Ann Stavert first realised her son Billy had been left out of the photo when he brought his 2004 yearbook home last Friday.
Billy, a Year 11 student at the school, originally posed for his individual photo last May, a photo that was to be placed alongside other individual images of his school mates and grouped together for a Year 10 photo.
Mrs Stavert paid $20 and received a copy of that photo, with Billy included, and had no reason to believe the school had any problem with her son's hairstyle.
But when she opened the yearbook to look for Billy's Year 10 class photos ? the same photos taken in May ?all she found was his name in a list of students marked as absent on the day.
Confused by his omission, Mrs Stavert took the issue up with the school's principal, Gerry Crooks, who she said told her Billy had been absent that day.

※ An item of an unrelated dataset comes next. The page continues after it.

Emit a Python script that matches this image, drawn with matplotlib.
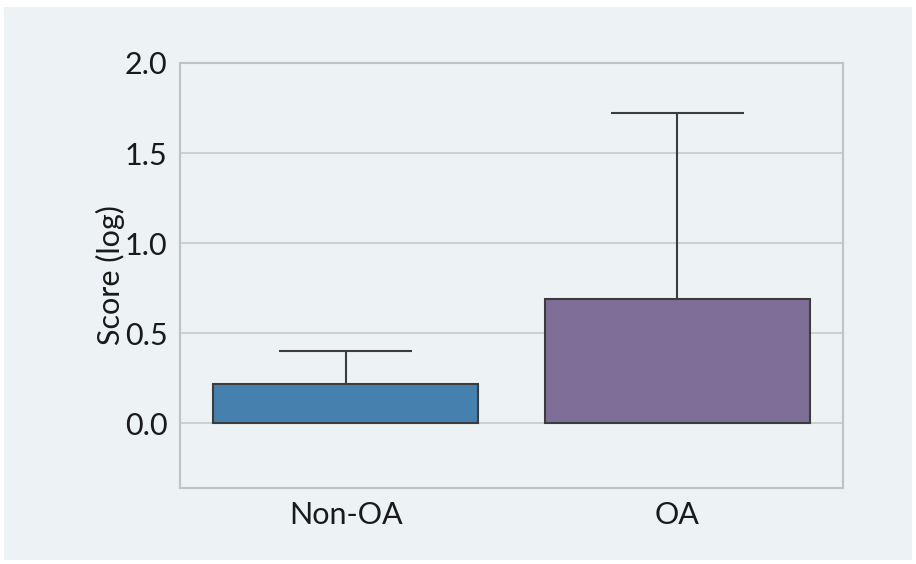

According to Mrs Stavert, she told Mr Crooks that this was incorrect because she had the photographic proof of his presence during the May photo session.
During the conversation Mrs Stavert asked Mr Crooks whether Billy's hairstyle had prompted the school to list him as absent.

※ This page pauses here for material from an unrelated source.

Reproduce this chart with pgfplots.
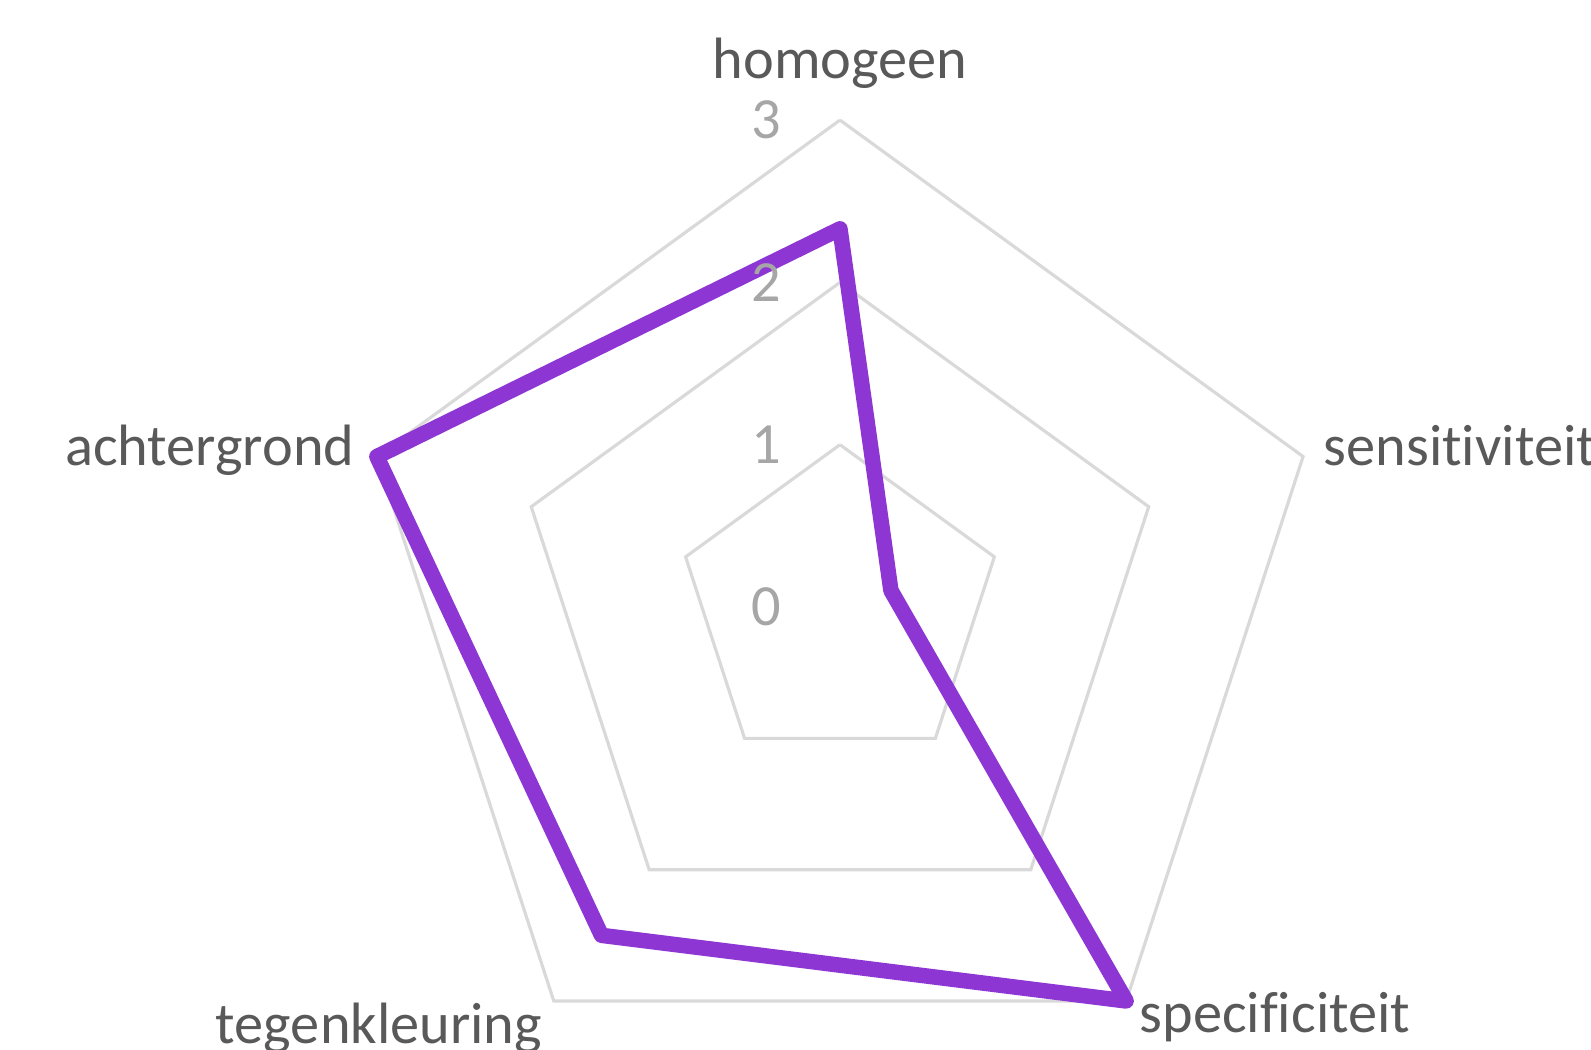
\documentclass[border=0pt]{standalone}
\usepackage{pgfplots}
\pgfplotsset{compat=1.18}
\usepackage{fontspec}
\setmainfont{Carlito}[Ligatures={NoCommon}]
\definecolor{gridc}{HTML}{D9D9D9}
\definecolor{labc}{HTML}{595959}
\definecolor{tickc}{HTML}{A6A6A6}
\definecolor{linec}{HTML}{8E36D3}
\begin{document}
\begin{tikzpicture}
\begin{axis}[x=16.23mm,y=16.23mm,hide axis,clip=false,
  xmin=-5.175,xmax=4.627,ymin=-2.723,ymax=3.740]
% pentagon grid (levels 1,2,3)
\addplot[gridc, line width=0.9pt, line join=miter, data cs=polar] coordinates {(90,1) (18,1) (-54,1) (-126,1) (162,1) (90,1)};
\addplot[gridc, line width=0.9pt, line join=miter, data cs=polar] coordinates {(90,2) (18,2) (-54,2) (-126,2) (162,2) (90,2)};
\addplot[gridc, line width=0.9pt, line join=miter, data cs=polar] coordinates {(90,3) (18,3) (-54,3) (-126,3) (162,3) (90,3)};
% data
\addplot[linec, line width=4.4pt, line join=round, line cap=round, data cs=polar] coordinates {
 (90,2.33) (18,0.33) (-54,3) (-126,2.5) (162,3) (90,2.33)};
% radial tick labels
\foreach \k in {0,1,2,3}{
  \edef\tmp{\noexpand\node[text=tickc, font=\noexpand\fontsize{16.6}{19}\noexpand\selectfont, anchor=east, inner sep=0pt] at (axis cs:-0.357,\k) {\k};}
  \tmp
}
% category labels
\node[anchor=base, text=labc, font=\fontsize{16.6}{19}\selectfont, inner sep=0pt] at (axis cs:0,3.259) {homogeen};
\node[anchor=base west, text=labc, font=\fontsize{16.6}{19}\selectfont, inner sep=0pt] at (axis cs:2.976,0.875) {sensitiviteit};
\node[anchor=base east, text=labc, font=\fontsize{16.6}{19}\selectfont, inner sep=0pt] at (axis cs:-2.988,0.875) {achtergrond};
\node[anchor=base, text=labc, font=\fontsize{16.6}{19}\selectfont, inner sep=0pt] at (axis cs:-2.840,-2.686) {tegenkleuring};
\node[anchor=base, text=labc, font=\fontsize{16.6}{19}\selectfont, inner sep=0pt] at (axis cs:2.680,-2.619) {specificiteit};
\coordinate (bl) at (axis cs:-5.175,-2.723);
\coordinate (tr) at (axis cs:4.627,3.740);
\end{axis}
\pgfresetboundingbox
\useasboundingbox (bl) rectangle (tr);
\end{tikzpicture}
\end{document}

She said Mr Crooks told her he did not believe Billy's hairstyle would have been the reason he was taken out of the photo and said he would call her back.
After leaving a series of messages with the school over the following two days, Mrs Stavert contacted Mr Crooks again to pose the same question on Wednesday morning.
Mr Crooks told her Billy's hairstyle had contravened the school's code of conduct because his hair went over the collar of his shirt.
Mrs Stavert felt this was an excuse to stifle her complaint and wanted to know why her son had not been told to get a haircut before the photo, or punished for it during the year.
"If they had rung me and said 'look he's not going to be in the photo unless he has his haircut' then I would have made him get his hair cut," she said. "I'm just really disappointed that, for the money I pay, there was absolutely no communication whatsoever with me."
Billy has since had a haircut (by his own choice) and, according to his mother, did not think the issue a big deal.
Mr Crooks was in Sydney and unavailable for comment yesterday.
A spokesman for the Lismore Dioceses said 'the matter had been referred to the Diocesan Education Office for attention'.